Shape Hunt: Finding Circles, Squares, and Triangles
Overview
A plate is a circle. A window is a rectangle. The roof on the neighbor's house is a triangle. A manhole cover is a circle. A stop sign is an octagon (but we are not going there yet).
Geometry for a toddler is not about naming shapes on a poster. It is about seeing them everywhere — and they are everywhere. Once a child starts noticing shapes in the real world, they cannot stop. That is exactly the point.
This activity turns a regular walk through your house or neighborhood into a treasure hunt for shapes.
Setup
Start with just three shapes: circle, square, triangle. That is plenty.
Before you go on the hunt, introduce or review the shapes with real objects:
- Hold up a plate: "This is a circle. See how it goes round and round? No corners."
- Hold up a book (front cover): "This is a rectangle. It has four sides and four corners."
- If you have a triangular object (a coat hanger, a piece of cheese, a folded napkin): "This is a triangle. Three sides, three corners — like a mountain."
Trace the edges with your finger. Let them trace with their finger too.
Now: "Let's go find more! How many circles can we find?"
Instructions
The House Hunt (Indoor Version)
Walk slowly through one room at a time. You go first to model it.
"I see a circle! The clock is a circle." (Point, touch the edge, trace the round shape.)
"Can you find a circle?"
Give them time. If they point to something — anything — engage with it. "The doorknob! Is that a circle? Let's check... it goes round and round. Yes! Circle!"
Room-by-room suggestions to spark their eye:
- Kitchen: Plates, bowls, jar lids (circles). Cutting board, napkins (rectangles). Cheese wedge, pizza slice (triangles).
- Living room: TV screen (rectangle). Coasters (circles or squares). Lampshade top (circle).
- Bathroom: Mirror (circle or rectangle). Tiles (squares). Soap bar (rectangle).
- Bedroom: Pillows (rectangles). Buttons on clothes (circles). Clothes hangers (triangles).
The Outside Hunt (Outdoor Version)
Walk your block or a park path.

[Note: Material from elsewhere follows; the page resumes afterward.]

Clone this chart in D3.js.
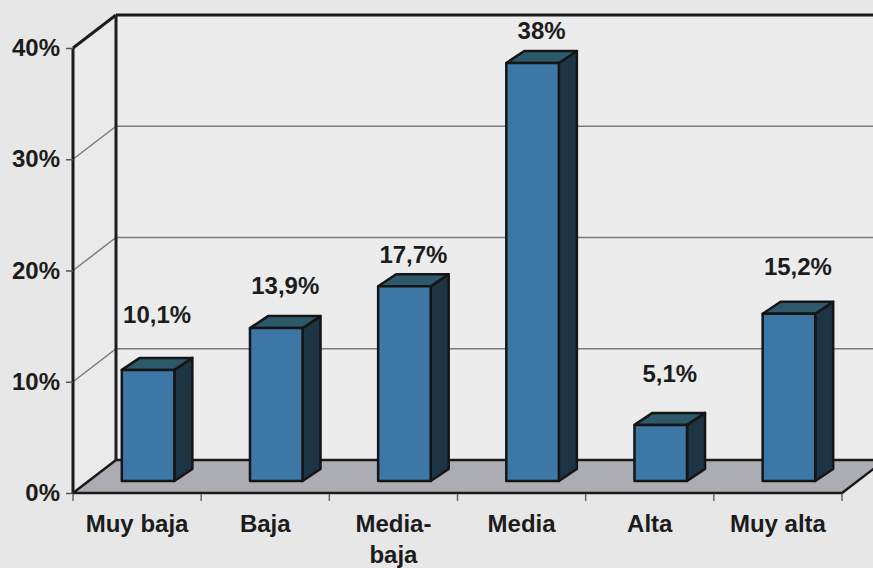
<!DOCTYPE html>
<html>
<head>
<meta charset="utf-8">
<script src="https://cdn.jsdelivr.net/npm/d3@7"></script>
<style>
  html, body { margin: 0; padding: 0; background: #e7e7e7; }
  svg { display: block; }
  text { font-family: "Liberation Sans", Arial, sans-serif; font-weight: bold; fill: #1c1c1c; }
</style>
</head>
<body>
<svg id="chart" width="873" height="568"></svg>
<script>
// ---- data ----
const categories = ["Muy baja", "Baja", "Media-baja", "Media", "Alta", "Muy alta"];
const categoryLines = [["Muy baja"], ["Baja"], ["Media-", "baja"], ["Media"], ["Alta"], ["Muy alta"]];
const values = [10.1, 13.9, 17.7, 38, 5.1, 15.2];
const valueLabels = ["10,1%", "13,9%", "17,7%", "38%", "5,1%", "15,2%"];
const yTicks = [0, 10, 20, 30, 40];
const yTickLabels = ["0%", "10%", "20%", "30%", "40%"];

// ---- layout ----
const W = 873, H = 568;
const x0 = 73, x1 = 842;          // front floor edge
const yBase = 493, yTopV = 48;    // front axis 0% and 40%
const DX = 43, DY = -33;          // wall depth
const barDX = 18, barDY = -12;    // bar depth
const barBase = 481;              // front face bottom of bars
const barSpan = 440;              // 0..40% height of bar scale
const labelLift = [35, 22, 11, 12, 31, 27];

const svg = d3.select("#chart");

const yFront = d3.scaleLinear().domain([0, 40]).range([yBase, yTopV]);
const yBar = d3.scaleLinear().domain([0, 40]).range([barBase, barBase - barSpan]);
const xCat = d3.scaleBand().domain(categories).range([x0, x1]);
const xBar = d3.scaleBand().domain(categories).range([x0 + 11, x1 + 11])
  .paddingInner(0.59).paddingOuter(0.295);

// back wall + side wall
svg.append("rect").attr("x", 0).attr("y", 0).attr("width", W).attr("height", H).attr("fill", "#e7e7e7");
svg.append("polygon")
  .attr("points", [[x0 + DX, yTopV + DY], [W + 5, yTopV + DY], [W + 5, yBase + DY], [x0 + DX, yBase + DY]].join(" "))
  .attr("fill", "#ececec");
svg.append("polygon")
  .attr("points", [[x0, yTopV], [x0 + DX, yTopV + DY], [x0 + DX, yBase + DY], [x0, yBase]].join(" "))
  .attr("fill", "#eaeaea");

// gridlines (back wall + side wall)
const grid = svg.append("g");
yTicks.filter(t => t > 0 && t < 40).forEach(t => {
  const yf = yFront(t);
  grid.append("line").attr("x1", x0).attr("y1", yf).attr("x2", x0 + DX).attr("y2", yf + DY)
    .attr("stroke", "#7a7a7a").attr("stroke-width", 1.5);
  grid.append("line").attr("x1", x0 + DX).attr("y1", yf + DY).attr("x2", W).attr("y2", yf + DY)
    .attr("stroke", "#7a7a7a").attr("stroke-width", 1.5);
});

// floor
svg.append("polygon")
  .attr("points", [[x0, yBase], [x1, yBase], [x1 + DX, yBase + DY], [x0 + DX, yBase + DY]].join(" "))
  .attr("fill", "#acacb3").attr("stroke", "#1a1a1a").attr("stroke-width", 2.5).attr("stroke-linejoin", "round");

// wall frame lines
const frame = svg.append("g").attr("stroke", "#1c1c1c").attr("stroke-width", 3).attr("fill", "none");
frame.append("line").attr("x1", x0 + DX).attr("y1", yTopV + DY).attr("x2", x0 + DX).attr("y2", yBase + DY);
frame.append("line").attr("x1", x0 + DX).attr("y1", yTopV + DY).attr("x2", W).attr("y2", yTopV + DY);
frame.append("line").attr("x1", x0).attr("y1", yTopV).attr("x2", x0 + DX).attr("y2", yTopV + DY);
frame.append("line").attr("x1", x0).attr("y1", yTopV).attr("x2", x0).attr("y2", yBase);

// bars
const bars = svg.append("g");
categories.forEach((c, i) => {
  const xl = xBar(c), xr = xl + xBar.bandwidth();
  const yt = yBar(values[i]);
  const g = bars.append("g").attr("stroke", "#151515").attr("stroke-width", 2.5).attr("stroke-linejoin", "round");
  g.append("polygon")
    .attr("points", [[xr, yt], [xr + barDX, yt + barDY], [xr + barDX, barBase + barDY], [xr, barBase]].join(" "))
    .attr("fill", "#1d3443");
  g.append("polygon")
    .attr("points", [[xl, yt], [xl + barDX, yt + barDY], [xr + barDX, yt + barDY], [xr, yt]].join(" "))
    .attr("fill", "#2c5a6b");
  g.append("rect").attr("x", xl).attr("y", yt).attr("width", xr - xl).attr("height", barBase - yt)
    .attr("fill", "#3c77a6");
  // value label
  svg.append("text")
    .attr("x", (xl + xr + barDX) / 2)
    .attr("y", yt + barDY - labelLift[i])
    .attr("text-anchor", "middle").attr("font-size", 24)
    .text(valueLabels[i]);
});

// y axis ticks + labels
const yAxis = d3.axisLeft(yFront).tickValues(yTicks).tickFormat((d, i) => yTickLabels[i]).tickSize(7).tickPadding(6);
const ya = svg.append("g").attr("transform", `translate(${x0},0)`).call(yAxis);
ya.select(".domain").remove();
ya.selectAll(".tick line").attr("stroke", "#555").attr("stroke-width", 1.5);
ya.selectAll(".tick text").attr("font-size", 24).attr("font-family", "Liberation Sans, Arial, sans-serif")
  .attr("font-weight", "bold").attr("fill", "#1c1c1c");

// category boundary ticks
const bounds = categories.map(c => xCat(c)).concat([xCat(categories[categories.length - 1]) + xCat.bandwidth()]);
svg.append("g").selectAll("line").data(bounds).join("line")
  .attr("x1", d => d).attr("x2", d => d).attr("y1", yBase + 1).attr("y2", yBase + 8)
  .attr("stroke", "#666").attr("stroke-width", 1.5);

// category labels
categories.forEach((c, i) => {
  const t = svg.append("text").attr("x", xCat(c) + xCat.bandwidth() / 2).attr("y", 532)
    .attr("text-anchor", "middle").attr("font-size", 24);
  categoryLines[i].forEach((ln, j) => {
    t.append("tspan").attr("x", xCat(c) + xCat.bandwidth() / 2).attr("dy", j === 0 ? 0 : 31).text(ln);
  });
});
</script>
</body>
</html>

Shapes are everywhere:
- Circles: Wheels, manholes, flower heads, tree trunk cross-sections, hubcaps, the sun, the moon.
- Squares/Rectangles: Windows, doors, bricks, signs, fences, sidewalk sections.
- Triangles: Roof peaks, yield signs, pizza slices at a shop, a child's hands pressed together to make a tent.
When they spot one: "You found a triangle! The roof is shaped like a triangle. Can you draw it in the air with your finger?"
The Collection Round (Optional)
If you brought a bag, collect small objects that match shapes — a round pebble, a square leaf (close enough), a triangular chip of bark. Bring them home and sort them by shape.
What to Watch For
- Approximation is fine. A slightly oval rock is "a circle" to a two-year-old. Accept it. Precision comes later.
- They may fixate on one shape. If they find twelve circles and zero triangles, that is great. They are mastering one shape deeply. Triangles will come.
- They may invent categories. "That's a long square!" (A rectangle.) Wonderful. They are thinking about shape properties.
- Physical tracing matters. When they run their finger along the edge of a shape, they are encoding it in their body. Encourage this.
Variations
- Shape of the Day — Pick one shape per day. Monday is circle day. Everything you see that is round, you point out. By Friday, they are spotting them before you.
- Shape walk with chalk — Bring sidewalk chalk. When you find a shape, draw it on the sidewalk next to the real thing. A circle next to the manhole. A triangle next to the roof peak.
- Body shapes — "Can you make a circle with your arms? Can you make a triangle with your legs?" This is hard and silly. Both are good.
- Shape snack — Cut sandwiches into triangles. Arrange round crackers and square cheese. Eat geometry.
- For 3-4 year olds: Introduce "How many sides?" and "How many corners?" Don't drill it. Just wonder aloud: "I wonder how many sides a triangle has. Let's count..."
Reflection Prompts
After a few shape hunts, notice:
- Is your child spontaneously pointing out shapes? "Mama, circle!" at a stop light?
- Can they sort objects by shape (even roughly)?
- When they draw, are they attempting circles, lines, or enclosed shapes? These are the building blocks of letters and numbers.